■ EXERCISE OBJECTIVE ■
Drop every picture, then transcribe the remaining data exactly.

** Start SOURCE EXCERPT **

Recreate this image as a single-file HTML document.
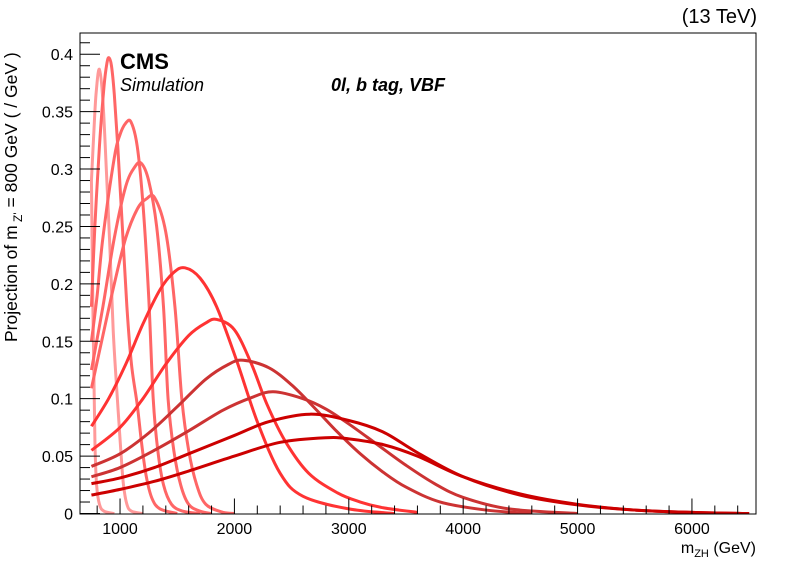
<!DOCTYPE html>
<html><head><meta charset="utf-8">
<style>
html,body{margin:0;padding:0;background:#fff;}
svg{display:block;font-family:"Liberation Sans",Arial,sans-serif;}
</style></head>
<body>
<svg id="chart" width="796" height="572" viewBox="0 0 796 572">
  <defs><clipPath id="plotclip"><rect x="80" y="33" width="676" height="481"/></clipPath></defs>
  <rect x="0" y="0" width="796" height="572" fill="#fff"/>
  <g id="curves" clip-path="url(#plotclip)"></g>
  <rect x="80" y="33" width="676" height="481" fill="none" stroke="#000" stroke-width="1"/>
  <g id="axes"></g>
  <text x="757" y="23" text-anchor="end" font-size="20">(13 TeV)</text>
  <text x="120" y="69" font-size="22" font-weight="bold">CMS</text>
  <text x="120" y="91" font-size="18" font-style="italic">Simulation</text>
  <text x="331" y="91" font-size="18" font-style="italic" font-weight="bold">0l, b tag, VBF</text>
  <text x="756" y="553" text-anchor="end" font-size="16">m<tspan font-size="11" dy="4">ZH</tspan><tspan dy="-4"> (GeV)</tspan></text>
  <text transform="translate(17,342) rotate(-90)" font-size="17.5">Projection of m<tspan font-size="12" dy="5"> Z'</tspan><tspan dy="-5"> = 800 GeV ( / GeV )</tspan></text>
</svg>
<script>
// ---- data ----
const xTickLabels = [1000, 2000, 3000, 4000, 5000, 6000];
const yTickLabels = [0, 0.05, 0.1, 0.15, 0.2, 0.25, 0.3, 0.35, 0.4];
const seriesColors = ["#ff9999","#ff9999","#ff6666","#ff6666","#ff6666","#ff6666","#ff3333","#ff3333","#cc3333","#cc3333","#cc0000","#cc0000"];
const c0x = [750,760,772,781,795,820,860,950];
const c0y = [0.29,0.20,0.116,0.06,0.025,0.008,0.002,0];
const c1x = [750,770,790,819,850,880,912,940,970,990,1010,1030,1060,1100,1200];
const c1y = [0.29,0.33,0.365,0.387,0.36,0.30,0.23,0.16,0.11,0.08,0.05,0.025,0.008,0.002,0];
const c2x = [750,780,820,860,885,903,925,950,980,1020,1060,1100,1150,1190,1230,1280,1350,1500];
const c2y = [0.18,0.25,0.32,0.372,0.392,0.397,0.39,0.365,0.32,0.25,0.18,0.13,0.095,0.06,0.032,0.013,0.004,0];
const c3x = [750,800,850,950,1000,1050,1096,1150,1200,1250,1290,1330,1380,1450,1550,1700];
const c3y = [0.15,0.19,0.24,0.31,0.33,0.34,0.341,0.32,0.27,0.19,0.1,0.055,0.025,0.008,0.002,0];
const c4x = [750,850,950,1050,1130,1186,1250,1320,1380,1420,1470,1530,1600,1700,1800];
const c4y = [0.125,0.18,0.24,0.285,0.302,0.305,0.29,0.25,0.18,0.1,0.055,0.025,0.008,0.002,0];
const c5x = [750,850,950,1050,1150,1230,1303,1400,1480,1540,1600,1670,1750,1900,2000];
const c5y = [0.109,0.155,0.2,0.24,0.265,0.274,0.275,0.245,0.18,0.1,0.055,0.025,0.008,0.001,0];
const c6x = [750,900,1050,1200,1350,1470,1568,1700,1845,2020,2200,2400,2600,3000,3400];
const c6y = [0.076,0.1,0.13,0.165,0.195,0.21,0.214,0.205,0.18,0.133,0.08,0.035,0.015,0.004,0];
const c7x = [750,1000,1200,1400,1600,1750,1845,2000,2150,2285,2450,2650,2900,3100,3300,3600];
const c7y = [0.055,0.075,0.1,0.13,0.155,0.166,0.169,0.16,0.13,0.095,0.062,0.035,0.018,0.01,0.005,0.001];
const c8x = [750,1000,1250,1500,1750,1950,2078,2300,2500,2700,2900,3100,3300,3500,3800,4200,4600];
const c8y = [0.041,0.052,0.07,0.093,0.117,0.13,0.1335,0.127,0.112,0.092,0.071,0.052,0.036,0.023,0.01,0.003,0];
const c9x = [750,1000,1300,1600,1900,2150,2340,2600,2800,3000,3250,3500,3750,4000,4400,5000];
const c9y = [0.032,0.04,0.055,0.072,0.09,0.101,0.106,0.1,0.091,0.078,0.06,0.042,0.026,0.014,0.004,0];
const c10x = [750,1000,1300,1600,2000,2300,2660,3000,3300,3600,4000,4500,5000,5500,6000,6500];
const c10y = [0.026,0.031,0.04,0.052,0.068,0.08,0.0865,0.081,0.071,0.053,0.032,0.016,0.0075,0.003,0.001,0];
const c11x = [750,1000,1300,1600,2000,2400,2800,3000,3300,3600,4000,4500,5000,5500,6000,6500];
const c11y = [0.016,0.021,0.028,0.037,0.05,0.062,0.066,0.065,0.06,0.05,0.032,0.017,0.008,0.003,0.001,0];

const seriesX = [c0x,c1x,c2x,c3x,c4x,c5x,c6x,c7x,c8x,c9x,c10x,c11x];
const seriesY = [c0y,c1y,c2y,c3y,c4y,c5y,c6y,c7y,c8y,c9y,c10y,c11y];

// ---- axes ----
const X0 = 80, X1 = 756, Y0 = 513.5, Y1 = 33;
const xMin = 650, xMax = 6560, yMin = 0, yMax = 0.4185;
function sx(v){ return X0 + (v - xMin) / (xMax - xMin) * (X1 - X0); }
function sy(v){ return Y0 - (v - yMin) / (yMax - yMin) * (Y0 - Y1); }

const NS = "http://www.w3.org/2000/svg";
const axes = document.getElementById("axes");
const curves = document.getElementById("curves");
function mk(tag, attrs, parent){
  const e = document.createElementNS(NS, tag);
  for (const k in attrs) e.setAttribute(k, attrs[k]);
  parent.appendChild(e);
  return e;
}

for (let v = 800; v <= xMax; v += 200) {
  const major = v % 1000 === 0;
  const t = mk("line", {x1: sx(v), x2: sx(v), y1: Y0, y2: Y0 - (major ? 15 : 8), stroke: "#000", "stroke-width": 1}, axes);
  
  
}
xTickLabels.forEach(v => {
  const t = mk("text", {x: sx(v), y: 534, "text-anchor": "middle", "font-size": 16}, axes);
  t.textContent = v;
  
  
});
for (let i = 0; i <= 41; i++) {
  const v = i * 0.01;
  const major = i % 5 === 0;
  const t = mk("line", {x1: X0, x2: X0 + (major ? 20 : 10), y1: sy(v), y2: sy(v), stroke: "#000", "stroke-width": 1}, axes);
  
  
}
yTickLabels.forEach(v => {
  const t = mk("text", {x: 73, y: sy(v) + 6, "text-anchor": "end", "font-size": 16}, axes);
  t.textContent = String(v);
  
  
});

function pathFor(xs, ys){
  const p = xs.map((x, i) => [sx(x), sy(ys[i])]);
  let d = "M" + p[0][0].toFixed(2) + "," + p[0][1].toFixed(2);
  for (let i = 0; i < p.length - 1; i++) {
    const a = p[i - 1] || p[i], b = p[i], c = p[i + 1], e = p[i + 2] || c;
    const c1 = [b[0] + (c[0] - a[0]) / 6, b[1] + (c[1] - a[1]) / 6];
    const c2 = [c[0] - (e[0] - b[0]) / 6, c[1] - (e[1] - b[1]) / 6];
    c1[1] = Math.min(c1[1], Y0); c2[1] = Math.min(c2[1], Y0);
    d += " C" + c1[0].toFixed(2) + "," + c1[1].toFixed(2) + " " + c2[0].toFixed(2) + "," + c2[1].toFixed(2) + " " + c[0].toFixed(2) + "," + c[1].toFixed(2);
  }
  return d;
}
seriesX.forEach((xs, i) => {
  const el = mk("path", {d: pathFor(xs, seriesY[i]), fill: "none", stroke: seriesColors[i], "stroke-width": 3, "stroke-linejoin": "round"}, curves);
  
  
});
</script>
</body></html>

** End SOURCE EXCERPT **

■ SOLUTION TO THE EXERCISE ■
Recreate this image as a single-file HTML document.
<!DOCTYPE html>
<html><head><meta charset="utf-8">
<style>
html,body{margin:0;padding:0;background:#fff;}
svg{display:block;font-family:"Liberation Sans",Arial,sans-serif;}
</style></head>
<body>
<svg id="chart" width="796" height="572" viewBox="0 0 796 572">
  <defs><clipPath id="plotclip"><rect x="80" y="33" width="676" height="481"/></clipPath></defs>
  <rect x="0" y="0" width="796" height="572" fill="#fff"/>
  <g id="curves" clip-path="url(#plotclip)"></g>
  <rect x="80" y="33" width="676" height="481" fill="none" stroke="#000" stroke-width="1"/>
  <g id="axes"></g>
  <text x="757" y="23" text-anchor="end" font-size="20">(13 TeV)</text>
  <text x="120" y="69" font-size="22" font-weight="bold">CMS</text>
  <text x="120" y="91" font-size="18" font-style="italic">Simulation</text>
  <text x="331" y="91" font-size="18" font-style="italic" font-weight="bold">0l, b tag, VBF</text>
  <text x="756" y="553" text-anchor="end" font-size="16">m<tspan font-size="11" dy="4">ZH</tspan><tspan dy="-4"> (GeV)</tspan></text>
  <text transform="translate(17,342) rotate(-90)" font-size="17.5">Projection of m<tspan font-size="12" dy="5"> Z'</tspan><tspan dy="-5"> = 800 GeV ( / GeV )</tspan></text>
</svg>
<script>
// ---- data ----
const xTickLabels = [1000, 2000, 3000, 4000, 5000, 6000];
const yTickLabels = [0, 0.05, 0.1, 0.15, 0.2, 0.25, 0.3, 0.35, 0.4];
const seriesColors = ["#ff9999","#ff9999","#ff6666","#ff6666","#ff6666","#ff6666","#ff3333","#ff3333","#cc3333","#cc3333","#cc0000","#cc0000"];
const c0x = [750,760,772,781,795,820,860,950];
const c0y = [0.29,0.20,0.116,0.06,0.025,0.008,0.002,0];
const c1x = [750,770,790,819,850,880,912,940,970,990,1010,1030,1060,1100,1200];
const c1y = [0.29,0.33,0.365,0.387,0.36,0.30,0.23,0.16,0.11,0.08,0.05,0.025,0.008,0.002,0];
const c2x = [750,780,820,860,885,903,925,950,980,1020,1060,1100,1150,1190,1230,1280,1350,1500];
const c2y = [0.18,0.25,0.32,0.372,0.392,0.397,0.39,0.365,0.32,0.25,0.18,0.13,0.095,0.06,0.032,0.013,0.004,0];
const c3x = [750,800,850,950,1000,1050,1096,1150,1200,1250,1290,1330,1380,1450,1550,1700];
const c3y = [0.15,0.19,0.24,0.31,0.33,0.34,0.341,0.32,0.27,0.19,0.1,0.055,0.025,0.008,0.002,0];
const c4x = [750,850,950,1050,1130,1186,1250,1320,1380,1420,1470,1530,1600,1700,1800];
const c4y = [0.125,0.18,0.24,0.285,0.302,0.305,0.29,0.25,0.18,0.1,0.055,0.025,0.008,0.002,0];
const c5x = [750,850,950,1050,1150,1230,1303,1400,1480,1540,1600,1670,1750,1900,2000];
const c5y = [0.109,0.155,0.2,0.24,0.265,0.274,0.275,0.245,0.18,0.1,0.055,0.025,0.008,0.001,0];
const c6x = [750,900,1050,1200,1350,1470,1568,1700,1845,2020,2200,2400,2600,3000,3400];
const c6y = [0.076,0.1,0.13,0.165,0.195,0.21,0.214,0.205,0.18,0.133,0.08,0.035,0.015,0.004,0];
const c7x = [750,1000,1200,1400,1600,1750,1845,2000,2150,2285,2450,2650,2900,3100,3300,3600];
const c7y = [0.055,0.075,0.1,0.13,0.155,0.166,0.169,0.16,0.13,0.095,0.062,0.035,0.018,0.01,0.005,0.001];
const c8x = [750,1000,1250,1500,1750,1950,2078,2300,2500,2700,2900,3100,3300,3500,3800,4200,4600];
const c8y = [0.041,0.052,0.07,0.093,0.117,0.13,0.1335,0.127,0.112,0.092,0.071,0.052,0.036,0.023,0.01,0.003,0];
const c9x = [750,1000,1300,1600,1900,2150,2340,2600,2800,3000,3250,3500,3750,4000,4400,5000];
const c9y = [0.032,0.04,0.055,0.072,0.09,0.101,0.106,0.1,0.091,0.078,0.06,0.042,0.026,0.014,0.004,0];
const c10x = [750,1000,1300,1600,2000,2300,2660,3000,3300,3600,4000,4500,5000,5500,6000,6500];
const c10y = [0.026,0.031,0.04,0.052,0.068,0.08,0.0865,0.081,0.071,0.053,0.032,0.016,0.0075,0.003,0.001,0];
const c11x = [750,1000,1300,1600,2000,2400,2800,3000,3300,3600,4000,4500,5000,5500,6000,6500];
const c11y = [0.016,0.021,0.028,0.037,0.05,0.062,0.066,0.065,0.06,0.05,0.032,0.017,0.008,0.003,0.001,0];

const seriesX = [c0x,c1x,c2x,c3x,c4x,c5x,c6x,c7x,c8x,c9x,c10x,c11x];
const seriesY = [c0y,c1y,c2y,c3y,c4y,c5y,c6y,c7y,c8y,c9y,c10y,c11y];

// ---- axes ----
const X0 = 80, X1 = 756, Y0 = 513.5, Y1 = 33;
const xMin = 650, xMax = 6560, yMin = 0, yMax = 0.4185;
function sx(v){ return X0 + (v - xMin) / (xMax - xMin) * (X1 - X0); }
function sy(v){ return Y0 - (v - yMin) / (yMax - yMin) * (Y0 - Y1); }

const NS = "http://www.w3.org/2000/svg";
const axes = document.getElementById("axes");
const curves = document.getElementById("curves");
function mk(tag, attrs, parent){
  const e = document.createElementNS(NS, tag);
  for (const k in attrs) e.setAttribute(k, attrs[k]);
  parent.appendChild(e);
  return e;
}

for (let v = 800; v <= xMax; v += 200) {
  const major = v % 1000 === 0;
  const t = mk("line", {x1: sx(v), x2: sx(v), y1: Y0, y2: Y0 - (major ? 15 : 8), stroke: "#000", "stroke-width": 1}, axes);
  
  
}
xTickLabels.forEach(v => {
  const t = mk("text", {x: sx(v), y: 534, "text-anchor": "middle", "font-size": 16}, axes);
  t.textContent = v;
  
  
});
for (let i = 0; i <= 41; i++) {
  const v = i * 0.01;
  const major = i % 5 === 0;
  const t = mk("line", {x1: X0, x2: X0 + (major ? 20 : 10), y1: sy(v), y2: sy(v), stroke: "#000", "stroke-width": 1}, axes);
  
  
}
yTickLabels.forEach(v => {
  const t = mk("text", {x: 73, y: sy(v) + 6, "text-anchor": "end", "font-size": 16}, axes);
  t.textContent = String(v);
  
  
});

function pathFor(xs, ys){
  const p = xs.map((x, i) => [sx(x), sy(ys[i])]);
  let d = "M" + p[0][0].toFixed(2) + "," + p[0][1].toFixed(2);
  for (let i = 0; i < p.length - 1; i++) {
    const a = p[i - 1] || p[i], b = p[i], c = p[i + 1], e = p[i + 2] || c;
    const c1 = [b[0] + (c[0] - a[0]) / 6, b[1] + (c[1] - a[1]) / 6];
    const c2 = [c[0] - (e[0] - b[0]) / 6, c[1] - (e[1] - b[1]) / 6];
    c1[1] = Math.min(c1[1], Y0); c2[1] = Math.min(c2[1], Y0);
    d += " C" + c1[0].toFixed(2) + "," + c1[1].toFixed(2) + " " + c2[0].toFixed(2) + "," + c2[1].toFixed(2) + " " + c[0].toFixed(2) + "," + c[1].toFixed(2);
  }
  return d;
}
seriesX.forEach((xs, i) => {
  const el = mk("path", {d: pathFor(xs, seriesY[i]), fill: "none", stroke: seriesColors[i], "stroke-width": 3, "stroke-linejoin": "round"}, curves);
  
  
});
</script>
</body></html>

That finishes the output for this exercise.